Louie's focus on architectural lighting can be seen in a series of seven retail stores he recently completed in Terminal 3 at Phoenix's Sky Harbor International Airport. In several of the stores he used Translite track lighting with MR-16 lamps as accents. In the newsstand, News Travels Fast, there are MR-16s cantilevered on rods in front of the magazines to draw attention to the covers. For Incredibly Arizona, a souvenir shop with a Southwestern theme, Louie opted for monopoints, or pendants, from Translite in San Carlos, CA. These use MR-16 lamps and have 6"-diameter copper stars attached to them, with the brightness of the lamps creating the effect of stars in the sky. Louie also used recessed ambient lights by RSA in Chatsworth, CA, and recessed low-voltage cans to help highlight the product. Other sources include PAR-38s and GE HIR lamps.
"My goal in lighting these stores is to relate the lighting to the product and emphasize it successfully," Louie says. "I want the lighting to contribute to how people feel in the space without having them be aware of it. I also design the lighting to draw attention to the back of the store, as well as create interest from the outside." One of the signatures of Louie's lighting style is a clean look that strives to eliminate chaos.
For a new flower shop called Cactus Flowers, Louie imagines what the space should look like as he searches for possible lighting solutions. "You have to define the purpose of the lighting," he points out, "as every space is not the same. Each one has its own interpretation." For this project, like the others, Louie will work with the client throughout the design process, often showing them mock-ups and a look at possible choices in the demo room and lab at his Scottsdale office.
At LDI98 in Phoenix, Louie will share his personal vision in a full-day course on the basics of architectural lighting design. His curriculum covers such topics as lighting as an integral part of architecture and interior design, the effect lighting has on vision, human physiology and comfort level, and the basic measurement of light.
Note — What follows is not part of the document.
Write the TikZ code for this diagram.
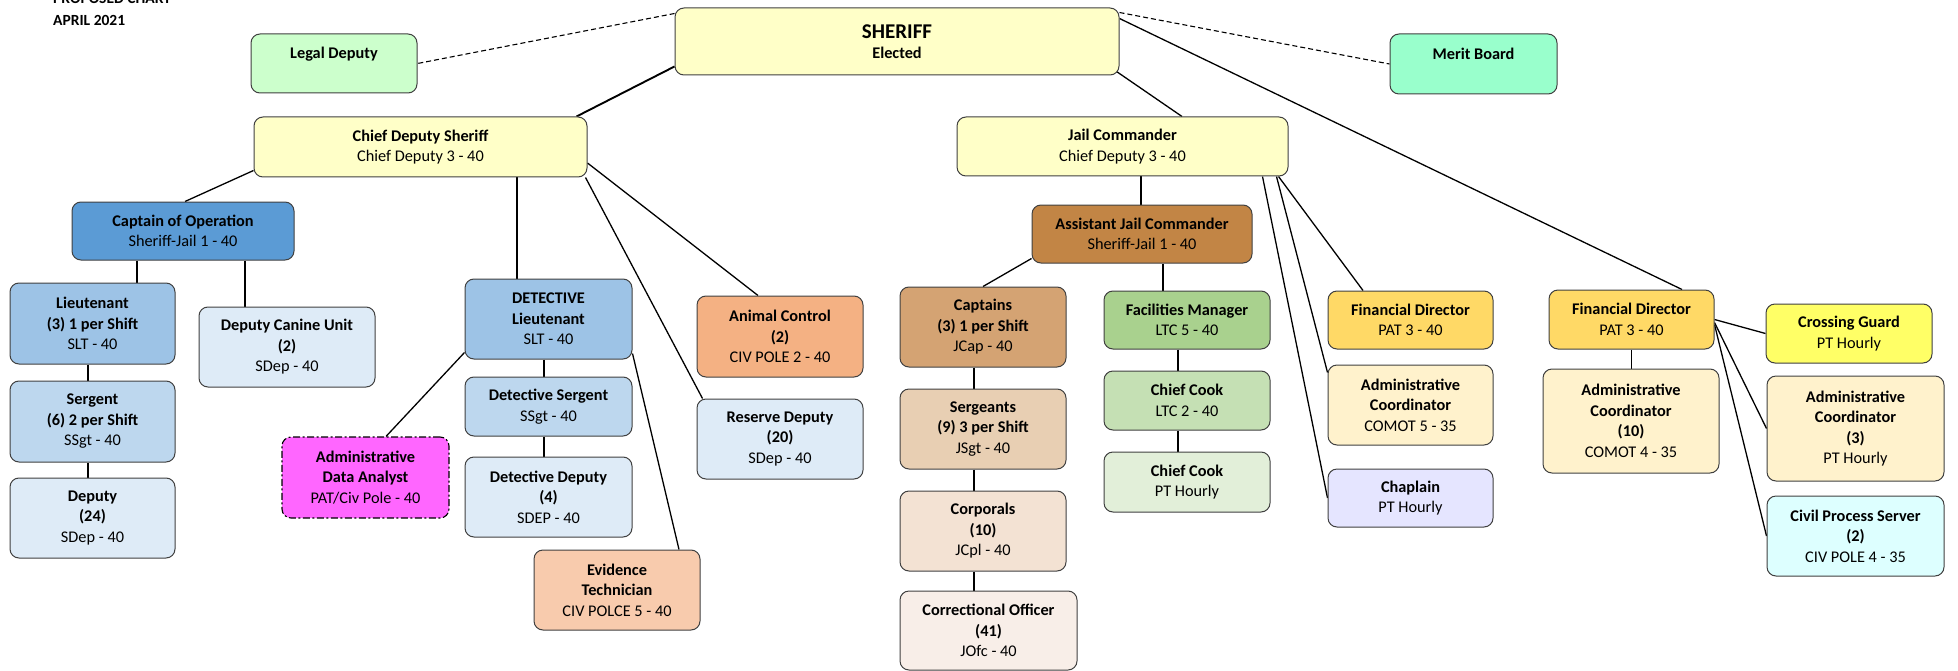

He will also discuss various light sources and their perceived colors, and review lighting technologies typically used in architectural projects, from low-voltage to fiber optics. Aimed at architects and interior designers as well as lighting designers, Louie's course offers 0.7 CEU credits for ASID, IDC, and IIDA members.
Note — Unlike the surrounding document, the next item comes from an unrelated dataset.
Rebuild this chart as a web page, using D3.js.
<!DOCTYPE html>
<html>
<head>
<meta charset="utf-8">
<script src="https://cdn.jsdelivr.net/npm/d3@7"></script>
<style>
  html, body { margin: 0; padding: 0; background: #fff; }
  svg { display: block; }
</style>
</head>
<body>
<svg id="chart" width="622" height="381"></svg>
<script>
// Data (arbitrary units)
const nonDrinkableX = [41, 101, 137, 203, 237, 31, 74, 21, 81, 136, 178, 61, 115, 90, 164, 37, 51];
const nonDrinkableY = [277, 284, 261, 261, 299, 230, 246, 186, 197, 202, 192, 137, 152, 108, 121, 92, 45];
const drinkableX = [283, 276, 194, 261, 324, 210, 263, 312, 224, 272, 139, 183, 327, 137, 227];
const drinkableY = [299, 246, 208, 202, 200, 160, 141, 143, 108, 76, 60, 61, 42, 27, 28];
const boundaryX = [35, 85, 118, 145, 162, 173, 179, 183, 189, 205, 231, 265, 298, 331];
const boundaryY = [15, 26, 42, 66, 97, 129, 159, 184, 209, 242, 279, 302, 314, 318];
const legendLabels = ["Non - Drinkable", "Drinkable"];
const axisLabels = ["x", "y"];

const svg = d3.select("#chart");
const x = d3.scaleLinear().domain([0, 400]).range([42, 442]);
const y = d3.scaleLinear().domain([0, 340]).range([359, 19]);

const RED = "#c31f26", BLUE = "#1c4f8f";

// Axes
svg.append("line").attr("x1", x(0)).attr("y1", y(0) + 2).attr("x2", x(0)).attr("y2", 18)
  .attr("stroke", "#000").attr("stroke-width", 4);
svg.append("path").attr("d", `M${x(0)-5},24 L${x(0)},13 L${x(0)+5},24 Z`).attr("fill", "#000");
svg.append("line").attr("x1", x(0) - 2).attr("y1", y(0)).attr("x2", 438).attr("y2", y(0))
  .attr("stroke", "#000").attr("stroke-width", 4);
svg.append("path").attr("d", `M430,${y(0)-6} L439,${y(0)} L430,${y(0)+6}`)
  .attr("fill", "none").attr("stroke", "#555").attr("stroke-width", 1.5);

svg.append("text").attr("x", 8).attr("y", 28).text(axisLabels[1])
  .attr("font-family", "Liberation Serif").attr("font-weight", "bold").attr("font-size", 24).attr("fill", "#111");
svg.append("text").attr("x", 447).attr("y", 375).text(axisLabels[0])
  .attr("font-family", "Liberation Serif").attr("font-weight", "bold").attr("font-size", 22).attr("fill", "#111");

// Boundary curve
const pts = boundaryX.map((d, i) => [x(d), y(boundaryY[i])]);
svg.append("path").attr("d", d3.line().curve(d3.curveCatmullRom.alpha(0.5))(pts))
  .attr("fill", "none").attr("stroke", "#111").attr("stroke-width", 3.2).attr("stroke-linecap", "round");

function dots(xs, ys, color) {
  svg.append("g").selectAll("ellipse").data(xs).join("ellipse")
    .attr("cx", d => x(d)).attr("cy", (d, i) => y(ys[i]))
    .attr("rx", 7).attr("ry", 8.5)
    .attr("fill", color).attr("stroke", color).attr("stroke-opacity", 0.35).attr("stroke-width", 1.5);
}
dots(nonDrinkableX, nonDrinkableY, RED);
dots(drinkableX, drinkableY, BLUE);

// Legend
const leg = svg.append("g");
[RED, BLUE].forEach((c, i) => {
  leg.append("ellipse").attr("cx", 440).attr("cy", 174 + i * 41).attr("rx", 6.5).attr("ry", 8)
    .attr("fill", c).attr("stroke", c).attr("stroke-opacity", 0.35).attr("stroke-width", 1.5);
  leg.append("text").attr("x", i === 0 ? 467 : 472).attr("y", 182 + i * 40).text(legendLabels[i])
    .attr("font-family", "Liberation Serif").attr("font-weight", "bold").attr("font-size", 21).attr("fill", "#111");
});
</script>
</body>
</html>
"I am both a technical and artistic person," Louie insists. "For me, lighting is the best combination of expression in terms of art, and it lets me use the more mathematical side of my brain." He attributes some of his success to innate skills such as imagination, and acknowledges what he learned at his father's side. "Motion pictures taught me a lot, but you have to have some basic qualities, like a painter or a photographer, such as a sense of color and a feeling for putting things together. Some of this you can't always learn."
Looking back at his early years in movie lighting, Louie admits that this period gave him the opportunity to "study light through experience. Movies are fast-paced with thousands of different sets: That gave me the chance to achieve a different end result every few hours." Looking at light as the camera sees it, Louie learned early on about contrast ratios and comfort levels. "What the camera sees as a problem right away might just make the human eye nervous," he notes. But with the grandeur of Southwestern sunsets for inspiration, Louie is more likely to soothe the eye with his illumination.